# Do this
Leave out the pictures and reproduce all of the data exactly.

─── Source data

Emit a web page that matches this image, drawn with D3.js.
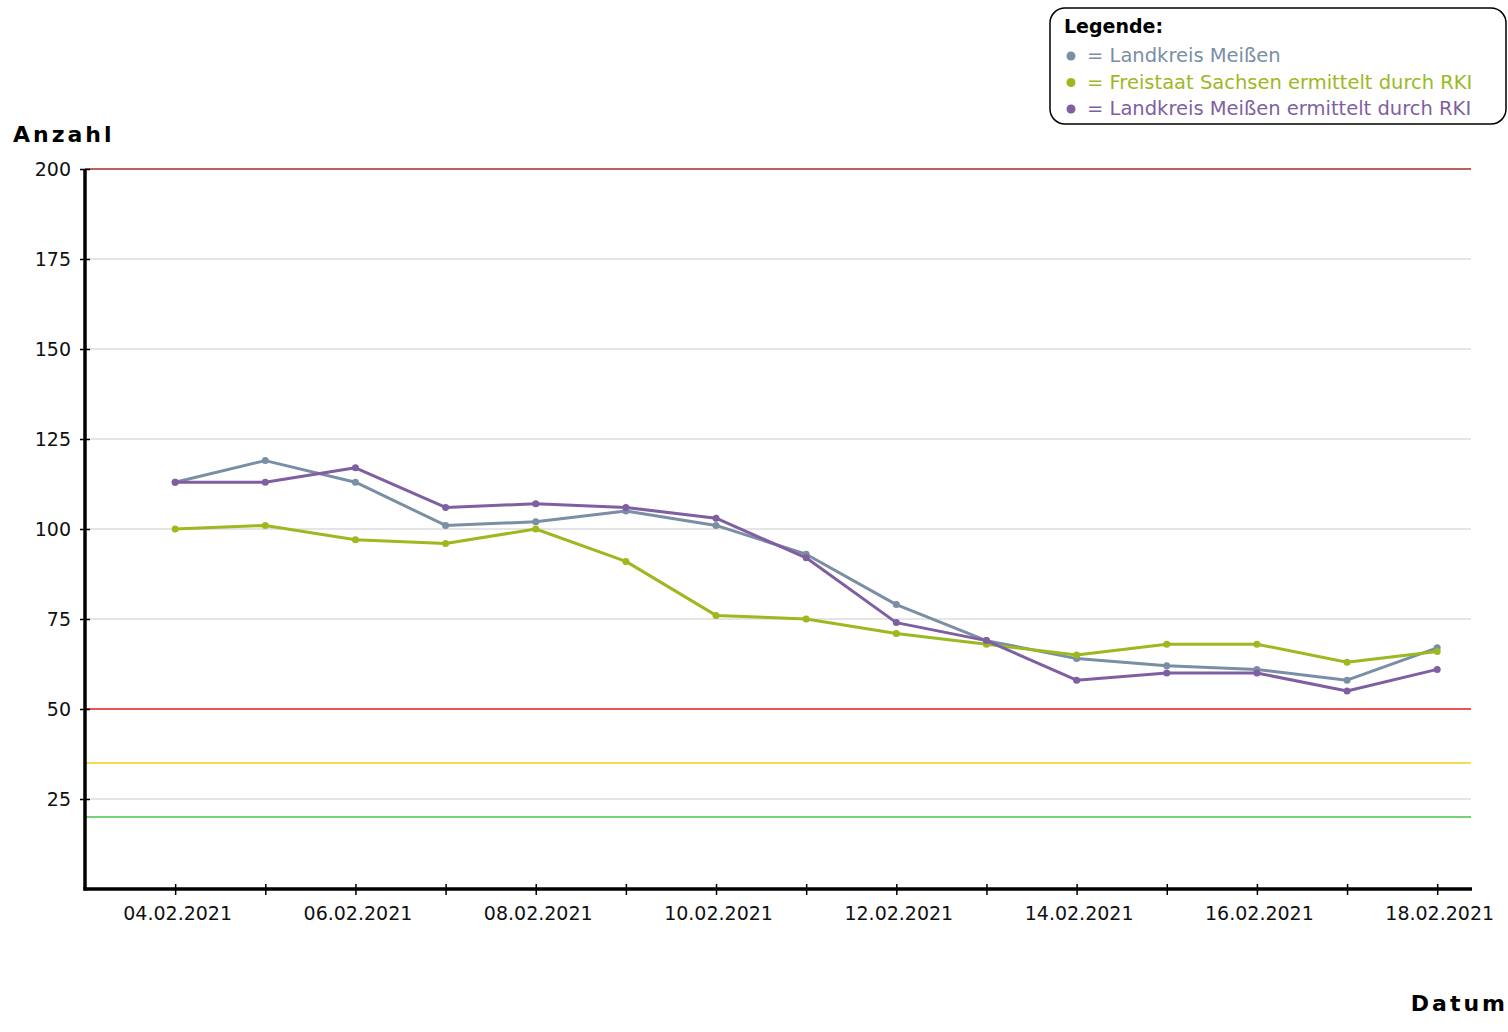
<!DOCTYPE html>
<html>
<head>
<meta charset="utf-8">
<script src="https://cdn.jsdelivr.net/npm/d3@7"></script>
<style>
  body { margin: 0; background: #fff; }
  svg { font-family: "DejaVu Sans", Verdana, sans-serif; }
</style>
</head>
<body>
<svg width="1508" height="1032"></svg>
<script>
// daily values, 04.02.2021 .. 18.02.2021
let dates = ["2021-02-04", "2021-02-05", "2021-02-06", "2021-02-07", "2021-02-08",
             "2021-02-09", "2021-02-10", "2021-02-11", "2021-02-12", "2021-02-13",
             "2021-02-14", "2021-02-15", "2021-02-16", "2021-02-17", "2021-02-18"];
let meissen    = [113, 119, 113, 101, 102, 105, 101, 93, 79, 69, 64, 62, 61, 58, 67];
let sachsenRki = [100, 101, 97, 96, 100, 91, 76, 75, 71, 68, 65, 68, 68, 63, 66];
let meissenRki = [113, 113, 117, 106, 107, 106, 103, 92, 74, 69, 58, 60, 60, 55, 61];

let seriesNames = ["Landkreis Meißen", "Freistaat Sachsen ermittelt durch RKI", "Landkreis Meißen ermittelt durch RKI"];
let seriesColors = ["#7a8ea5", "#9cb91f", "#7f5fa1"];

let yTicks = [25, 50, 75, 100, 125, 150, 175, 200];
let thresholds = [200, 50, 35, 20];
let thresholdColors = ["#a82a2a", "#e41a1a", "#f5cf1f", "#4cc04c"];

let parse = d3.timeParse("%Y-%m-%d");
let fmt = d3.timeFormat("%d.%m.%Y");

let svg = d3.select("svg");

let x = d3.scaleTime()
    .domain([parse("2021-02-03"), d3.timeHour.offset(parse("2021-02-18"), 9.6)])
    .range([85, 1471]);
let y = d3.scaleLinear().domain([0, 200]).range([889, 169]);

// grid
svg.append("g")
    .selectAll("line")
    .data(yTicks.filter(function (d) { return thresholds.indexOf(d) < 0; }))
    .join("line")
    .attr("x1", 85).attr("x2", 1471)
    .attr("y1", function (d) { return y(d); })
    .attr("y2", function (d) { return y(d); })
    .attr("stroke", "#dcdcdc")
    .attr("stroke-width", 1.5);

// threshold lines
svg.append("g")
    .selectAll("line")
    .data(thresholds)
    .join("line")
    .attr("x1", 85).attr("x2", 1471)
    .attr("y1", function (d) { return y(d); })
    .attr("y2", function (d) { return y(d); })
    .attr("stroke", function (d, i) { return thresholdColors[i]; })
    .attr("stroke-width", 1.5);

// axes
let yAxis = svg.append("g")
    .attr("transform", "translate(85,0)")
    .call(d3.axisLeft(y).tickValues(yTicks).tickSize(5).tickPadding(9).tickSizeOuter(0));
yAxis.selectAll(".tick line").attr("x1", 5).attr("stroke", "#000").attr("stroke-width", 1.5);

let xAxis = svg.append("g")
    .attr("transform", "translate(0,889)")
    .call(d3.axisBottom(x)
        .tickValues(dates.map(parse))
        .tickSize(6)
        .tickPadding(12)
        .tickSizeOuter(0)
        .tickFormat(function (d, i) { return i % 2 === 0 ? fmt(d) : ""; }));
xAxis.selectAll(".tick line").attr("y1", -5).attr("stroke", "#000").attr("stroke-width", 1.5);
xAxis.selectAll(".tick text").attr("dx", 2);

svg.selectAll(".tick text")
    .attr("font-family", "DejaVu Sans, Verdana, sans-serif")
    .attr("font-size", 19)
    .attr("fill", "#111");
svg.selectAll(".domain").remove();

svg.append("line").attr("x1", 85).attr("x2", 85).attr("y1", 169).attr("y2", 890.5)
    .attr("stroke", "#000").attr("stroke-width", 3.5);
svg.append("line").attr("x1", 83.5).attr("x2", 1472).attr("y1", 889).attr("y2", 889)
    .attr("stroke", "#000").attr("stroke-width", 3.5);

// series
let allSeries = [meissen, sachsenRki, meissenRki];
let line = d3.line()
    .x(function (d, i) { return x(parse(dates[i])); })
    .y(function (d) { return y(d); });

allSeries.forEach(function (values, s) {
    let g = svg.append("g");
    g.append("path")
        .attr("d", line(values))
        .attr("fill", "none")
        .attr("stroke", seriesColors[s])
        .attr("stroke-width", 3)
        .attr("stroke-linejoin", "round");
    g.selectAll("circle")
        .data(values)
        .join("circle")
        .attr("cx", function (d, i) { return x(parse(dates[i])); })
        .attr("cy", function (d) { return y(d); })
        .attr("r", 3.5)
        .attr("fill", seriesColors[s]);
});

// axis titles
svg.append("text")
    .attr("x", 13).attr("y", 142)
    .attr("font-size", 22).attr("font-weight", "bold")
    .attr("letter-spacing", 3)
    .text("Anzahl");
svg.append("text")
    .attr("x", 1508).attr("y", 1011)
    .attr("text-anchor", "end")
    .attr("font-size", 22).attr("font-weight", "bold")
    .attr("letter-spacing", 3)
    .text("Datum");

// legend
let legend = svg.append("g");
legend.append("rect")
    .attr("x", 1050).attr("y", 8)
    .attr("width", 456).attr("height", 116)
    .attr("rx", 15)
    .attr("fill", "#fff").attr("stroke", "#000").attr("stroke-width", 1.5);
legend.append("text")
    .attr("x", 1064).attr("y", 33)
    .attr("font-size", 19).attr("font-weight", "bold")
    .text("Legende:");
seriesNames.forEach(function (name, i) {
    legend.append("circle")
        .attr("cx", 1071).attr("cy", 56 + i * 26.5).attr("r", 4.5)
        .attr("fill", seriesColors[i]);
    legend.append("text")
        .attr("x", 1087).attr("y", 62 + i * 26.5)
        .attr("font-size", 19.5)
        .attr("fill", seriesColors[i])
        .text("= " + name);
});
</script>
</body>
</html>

──────

# Response
Emit a web page that matches this image, drawn with D3.js.
<!DOCTYPE html>
<html>
<head>
<meta charset="utf-8">
<script src="https://cdn.jsdelivr.net/npm/d3@7"></script>
<style>
  body { margin: 0; background: #fff; }
  svg { font-family: "DejaVu Sans", Verdana, sans-serif; }
</style>
</head>
<body>
<svg width="1508" height="1032"></svg>
<script>
// daily values, 04.02.2021 .. 18.02.2021
let dates = ["2021-02-04", "2021-02-05", "2021-02-06", "2021-02-07", "2021-02-08",
             "2021-02-09", "2021-02-10", "2021-02-11", "2021-02-12", "2021-02-13",
             "2021-02-14", "2021-02-15", "2021-02-16", "2021-02-17", "2021-02-18"];
let meissen    = [113, 119, 113, 101, 102, 105, 101, 93, 79, 69, 64, 62, 61, 58, 67];
let sachsenRki = [100, 101, 97, 96, 100, 91, 76, 75, 71, 68, 65, 68, 68, 63, 66];
let meissenRki = [113, 113, 117, 106, 107, 106, 103, 92, 74, 69, 58, 60, 60, 55, 61];

let seriesNames = ["Landkreis Meißen", "Freistaat Sachsen ermittelt durch RKI", "Landkreis Meißen ermittelt durch RKI"];
let seriesColors = ["#7a8ea5", "#9cb91f", "#7f5fa1"];

let yTicks = [25, 50, 75, 100, 125, 150, 175, 200];
let thresholds = [200, 50, 35, 20];
let thresholdColors = ["#a82a2a", "#e41a1a", "#f5cf1f", "#4cc04c"];

let parse = d3.timeParse("%Y-%m-%d");
let fmt = d3.timeFormat("%d.%m.%Y");

let svg = d3.select("svg");

let x = d3.scaleTime()
    .domain([parse("2021-02-03"), d3.timeHour.offset(parse("2021-02-18"), 9.6)])
    .range([85, 1471]);
let y = d3.scaleLinear().domain([0, 200]).range([889, 169]);

// grid
svg.append("g")
    .selectAll("line")
    .data(yTicks.filter(function (d) { return thresholds.indexOf(d) < 0; }))
    .join("line")
    .attr("x1", 85).attr("x2", 1471)
    .attr("y1", function (d) { return y(d); })
    .attr("y2", function (d) { return y(d); })
    .attr("stroke", "#dcdcdc")
    .attr("stroke-width", 1.5);

// threshold lines
svg.append("g")
    .selectAll("line")
    .data(thresholds)
    .join("line")
    .attr("x1", 85).attr("x2", 1471)
    .attr("y1", function (d) { return y(d); })
    .attr("y2", function (d) { return y(d); })
    .attr("stroke", function (d, i) { return thresholdColors[i]; })
    .attr("stroke-width", 1.5);

// axes
let yAxis = svg.append("g")
    .attr("transform", "translate(85,0)")
    .call(d3.axisLeft(y).tickValues(yTicks).tickSize(5).tickPadding(9).tickSizeOuter(0));
yAxis.selectAll(".tick line").attr("x1", 5).attr("stroke", "#000").attr("stroke-width", 1.5);

let xAxis = svg.append("g")
    .attr("transform", "translate(0,889)")
    .call(d3.axisBottom(x)
        .tickValues(dates.map(parse))
        .tickSize(6)
        .tickPadding(12)
        .tickSizeOuter(0)
        .tickFormat(function (d, i) { return i % 2 === 0 ? fmt(d) : ""; }));
xAxis.selectAll(".tick line").attr("y1", -5).attr("stroke", "#000").attr("stroke-width", 1.5);
xAxis.selectAll(".tick text").attr("dx", 2);

svg.selectAll(".tick text")
    .attr("font-family", "DejaVu Sans, Verdana, sans-serif")
    .attr("font-size", 19)
    .attr("fill", "#111");
svg.selectAll(".domain").remove();

svg.append("line").attr("x1", 85).attr("x2", 85).attr("y1", 169).attr("y2", 890.5)
    .attr("stroke", "#000").attr("stroke-width", 3.5);
svg.append("line").attr("x1", 83.5).attr("x2", 1472).attr("y1", 889).attr("y2", 889)
    .attr("stroke", "#000").attr("stroke-width", 3.5);

// series
let allSeries = [meissen, sachsenRki, meissenRki];
let line = d3.line()
    .x(function (d, i) { return x(parse(dates[i])); })
    .y(function (d) { return y(d); });

allSeries.forEach(function (values, s) {
    let g = svg.append("g");
    g.append("path")
        .attr("d", line(values))
        .attr("fill", "none")
        .attr("stroke", seriesColors[s])
        .attr("stroke-width", 3)
        .attr("stroke-linejoin", "round");
    g.selectAll("circle")
        .data(values)
        .join("circle")
        .attr("cx", function (d, i) { return x(parse(dates[i])); })
        .attr("cy", function (d) { return y(d); })
        .attr("r", 3.5)
        .attr("fill", seriesColors[s]);
});

// axis titles
svg.append("text")
    .attr("x", 13).attr("y", 142)
    .attr("font-size", 22).attr("font-weight", "bold")
    .attr("letter-spacing", 3)
    .text("Anzahl");
svg.append("text")
    .attr("x", 1508).attr("y", 1011)
    .attr("text-anchor", "end")
    .attr("font-size", 22).attr("font-weight", "bold")
    .attr("letter-spacing", 3)
    .text("Datum");

// legend
let legend = svg.append("g");
legend.append("rect")
    .attr("x", 1050).attr("y", 8)
    .attr("width", 456).attr("height", 116)
    .attr("rx", 15)
    .attr("fill", "#fff").attr("stroke", "#000").attr("stroke-width", 1.5);
legend.append("text")
    .attr("x", 1064).attr("y", 33)
    .attr("font-size", 19).attr("font-weight", "bold")
    .text("Legende:");
seriesNames.forEach(function (name, i) {
    legend.append("circle")
        .attr("cx", 1071).attr("cy", 56 + i * 26.5).attr("r", 4.5)
        .attr("fill", seriesColors[i]);
    legend.append("text")
        .attr("x", 1087).attr("y", 62 + i * 26.5)
        .attr("font-size", 19.5)
        .attr("fill", seriesColors[i])
        .text("= " + name);
});
</script>
</body>
</html>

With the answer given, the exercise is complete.